I had been a member of the Pentagon police department, the Defense Protective Service, from 1988 until September 2000. I no longer worked at the Pentagon on September 11, 2001, but I knew many people that did. When I heard what had happened, I boarded a Metro Subway train to go to the building, or as close as I could get.
The smoke from the fires was visible eight miles away in Alexandria. I could only get to within three miles of the Pentagon. The train would go no further. I decided to walk the remaining distance along Route 1.
From the time I left the train (about noon) until the time I reached the Pentagon parking lot (about 1 pm), I was the only person walking toward the site. However, there was a continuous line of people and cars going in the opposite direction. Those on foot were making better time, steadily putting distance between themselves and the crash site. (Traffic was virtually at a stand-still.) There was no sign of panic.
I saw only one civilian aircraft land at National Airport, and it was escorted by a fighter jet. I thought that unusual, and ominous, to see and hear the sound of a fighter over the Nation's Capital, but it was a sight/sound that would become familiar in following days.
I arrived near the Pentagon, wanting to help in some way, but, of course I could not enter the compound. I climbed a nearby hill and watched the fires burn out of control. A lone fire truck kept up a pathetic and ineffective stream of water. There was a black scorch mark running along about half the west side of the Pentagon--evidence of a fireball.
A small crowd had gathered on the hill, which, had at one time been the site of a Union Fort built to protect the Capital. Ironically, it bore silent witness to an assault that could not be prevented. Radios told the story of the Pentagon and what had happened in New York and Pennsylvania. People wondered where the terrorists would strike next and whether such an attack, if launched, could be prevented.
For me, it was personal. I trained and prepared for years to protect the building, as had my colleagues on the police department, yet when the time came we were bystanders.

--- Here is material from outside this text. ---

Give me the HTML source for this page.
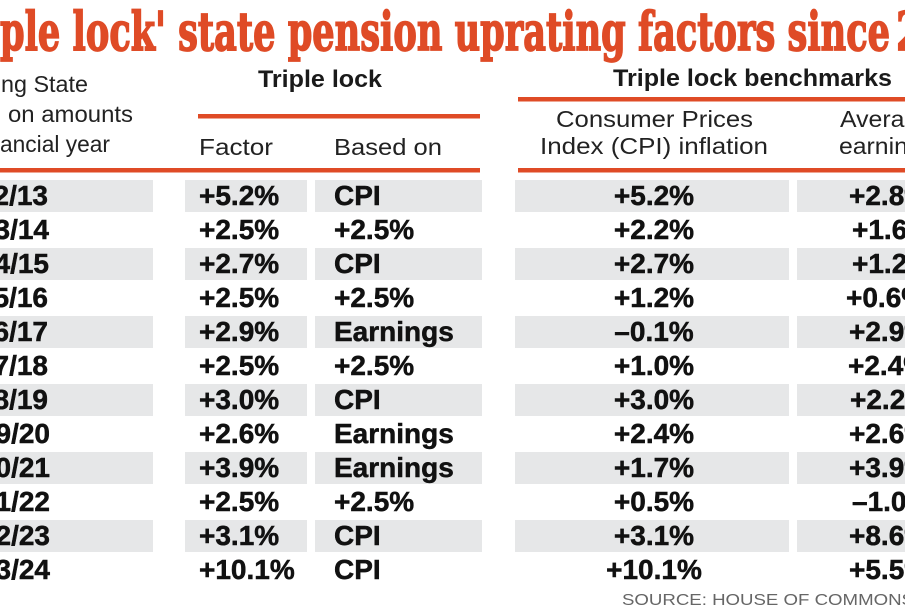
<!DOCTYPE html>
<html><head><meta charset="utf-8"><style>
html,body{margin:0;padding:0;background:#fff;}
body{width:905px;height:613px;overflow:hidden;}
svg{display:block;}
</style></head><body>
<svg width="905" height="613" viewBox="0 0 905 613" xmlns="http://www.w3.org/2000/svg">
<rect width="905" height="613" fill="#fff"/>
<!-- Title -->
<g transform="translate(0,50) scale(1,1.4)">
<text x="0" y="0" font-family="'DejaVu Serif','Liberation Serif',serif" font-weight="bold" font-size="38" fill="#df4b26" stroke="#df4b26" stroke-width="1.2" textLength="890" lengthAdjust="spacingAndGlyphs">ple lock' state pension uprating factors since</text>
<text x="896" y="0" font-family="'DejaVu Serif','Liberation Serif',serif" font-weight="bold" font-size="38" fill="#df4b26" stroke="#df4b26" stroke-width="1.2">2</text>
</g>

<!-- Header left -->
<g font-family="'Liberation Sans',sans-serif" font-size="23" fill="#222">
<text x="1" y="92" textLength="87" lengthAdjust="spacingAndGlyphs">ng State</text>
<text x="8" y="122" textLength="125" lengthAdjust="spacingAndGlyphs">on amounts</text>
<text x="0" y="152" textLength="110" lengthAdjust="spacingAndGlyphs">ancial year</text>
<text x="199" y="155" textLength="74" lengthAdjust="spacingAndGlyphs">Factor</text>
<text x="334" y="155" textLength="108" lengthAdjust="spacingAndGlyphs">Based on</text>
<text x="556" y="127" textLength="197" lengthAdjust="spacingAndGlyphs">Consumer Prices</text>
<text x="540" y="154" textLength="228" lengthAdjust="spacingAndGlyphs">Index (CPI) inflation</text>
<text x="840" y="127" textLength="92" lengthAdjust="spacingAndGlyphs">Average</text>
<text x="839" y="154" textLength="95" lengthAdjust="spacingAndGlyphs">earnings</text>
</g>
<g font-family="'Liberation Sans',sans-serif" font-size="24" font-weight="bold" fill="#1a1a1a">
<text x="258" y="87" textLength="124" lengthAdjust="spacingAndGlyphs">Triple lock</text>
<text x="613" y="86" textLength="279" lengthAdjust="spacingAndGlyphs">Triple lock benchmarks</text>
</g>

<!-- Orange rules -->
<g fill="#df4b26">
<rect x="198" y="114" width="282" height="4.5"/>
<rect x="518" y="97" width="387" height="4.5"/>
<rect x="0" y="168" width="480" height="4.5"/>
<rect x="518" y="168" width="387" height="4.5"/>
</g>

<!-- Gray row bands (even rows) -->
<g fill="#e6e7e8">
<rect x="0" y="180" width="153" height="32"/><rect x="185" y="180" width="122" height="32"/><rect x="315" y="180" width="167" height="32"/><rect x="515" y="180" width="274" height="32"/><rect x="797" y="180" width="120" height="32"/>
<rect x="0" y="248" width="153" height="32"/><rect x="185" y="248" width="122" height="32"/><rect x="315" y="248" width="167" height="32"/><rect x="515" y="248" width="274" height="32"/><rect x="797" y="248" width="120" height="32"/>
<rect x="0" y="316" width="153" height="32"/><rect x="185" y="316" width="122" height="32"/><rect x="315" y="316" width="167" height="32"/><rect x="515" y="316" width="274" height="32"/><rect x="797" y="316" width="120" height="32"/>
<rect x="0" y="384" width="153" height="32"/><rect x="185" y="384" width="122" height="32"/><rect x="315" y="384" width="167" height="32"/><rect x="515" y="384" width="274" height="32"/><rect x="797" y="384" width="120" height="32"/>
<rect x="0" y="452" width="153" height="32"/><rect x="185" y="452" width="122" height="32"/><rect x="315" y="452" width="167" height="32"/><rect x="515" y="452" width="274" height="32"/><rect x="797" y="452" width="120" height="32"/>
<rect x="0" y="520" width="153" height="32"/><rect x="185" y="520" width="122" height="32"/><rect x="315" y="520" width="167" height="32"/><rect x="515" y="520" width="274" height="32"/><rect x="797" y="520" width="120" height="32"/>
</g>

<!-- Data -->
<g font-family="'Liberation Sans',sans-serif" font-size="28" font-weight="bold" fill="#111" stroke="#111" stroke-width="0.5">
<g text-anchor="end">
<text x="48" y="205">2012/13</text>
<text x="49" y="239">2013/14</text>
<text x="49" y="273">2014/15</text>
<text x="48" y="307">2015/16</text>
<text x="48" y="341">2016/17</text>
<text x="48" y="375">2017/18</text>
<text x="48" y="409">2018/19</text>
<text x="50" y="443">2019/20</text>
<text x="50" y="477">2020/21</text>
<text x="50" y="511">2021/22</text>
<text x="50" y="545">2022/23</text>
<text x="50" y="579">2023/24</text>
</g>
<g>
<text x="199" y="205">+5.2%</text>
<text x="199" y="239">+2.5%</text>
<text x="199" y="273">+2.7%</text>
<text x="199" y="307">+2.5%</text>
<text x="199" y="341">+2.9%</text>
<text x="199" y="375">+2.5%</text>
<text x="199" y="409">+3.0%</text>
<text x="199" y="443">+2.6%</text>
<text x="199" y="477">+3.9%</text>
<text x="199" y="511">+2.5%</text>
<text x="199" y="545">+3.1%</text>
<text x="199" y="579">+10.1%</text>
</g>
<g>
<text x="334" y="205">CPI</text>
<text x="334" y="239">+2.5%</text>
<text x="334" y="273">CPI</text>
<text x="334" y="307">+2.5%</text>
<text x="334" y="341">Earnings</text>
<text x="334" y="375">+2.5%</text>
<text x="334" y="409">CPI</text>
<text x="334" y="443">Earnings</text>
<text x="334" y="477">Earnings</text>
<text x="334" y="511">+2.5%</text>
<text x="334" y="545">CPI</text>
<text x="334" y="579">CPI</text>
</g>
<g text-anchor="middle">
<text x="654" y="205">+5.2%</text>
<text x="654" y="239">+2.2%</text>
<text x="654" y="273">+2.7%</text>
<text x="654" y="307">+1.2%</text>
<text x="654" y="341">–0.1%</text>
<text x="654" y="375">+1.0%</text>
<text x="654" y="409">+3.0%</text>
<text x="654" y="443">+2.4%</text>
<text x="654" y="477">+1.7%</text>
<text x="654" y="511">+0.5%</text>
<text x="654" y="545">+3.1%</text>
<text x="654" y="579">+10.1%</text>
</g>
<g>
<text x="849" y="205">+2.8%</text>
<text x="852" y="239">+1.6%</text>
<text x="852" y="273">+1.2%</text>
<text x="846" y="307">+0.6%</text>
<text x="849" y="341">+2.9%</text>
<text x="848" y="375">+2.4%</text>
<text x="850" y="409">+2.2%</text>
<text x="849" y="443">+2.6%</text>
<text x="849" y="477">+3.9%</text>
<text x="852" y="511">–1.0%</text>
<text x="849" y="545">+8.6%</text>
<text x="849" y="579">+5.5%</text>
</g>
</g>

<!-- Source -->
<text x="622" y="605" font-family="'Liberation Sans',sans-serif" font-size="16" fill="#666" textLength="292" lengthAdjust="spacingAndGlyphs">SOURCE: HOUSE OF COMMONS</text>
</svg>
</body></html>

Nobody had expected an attack by civilian aircraft. Fortunately, no officer on the Defense Protective Service was killed. But, in subsequent months, talking to the police officers, there was universal frustration that they could do so little and could not save more people. They took pride, however, as they pointed out that they stood by their posts and did the best they could responding to the attack even as most people evacuated the area.
I left the Pentagon overlook around mid-afternoon and walked the ten miles to my home (it was quicker that taking a bus, with traffic at a stand-still). I felt a bit anxious, guilty and powerless and, like others, wondered what the following days would bring.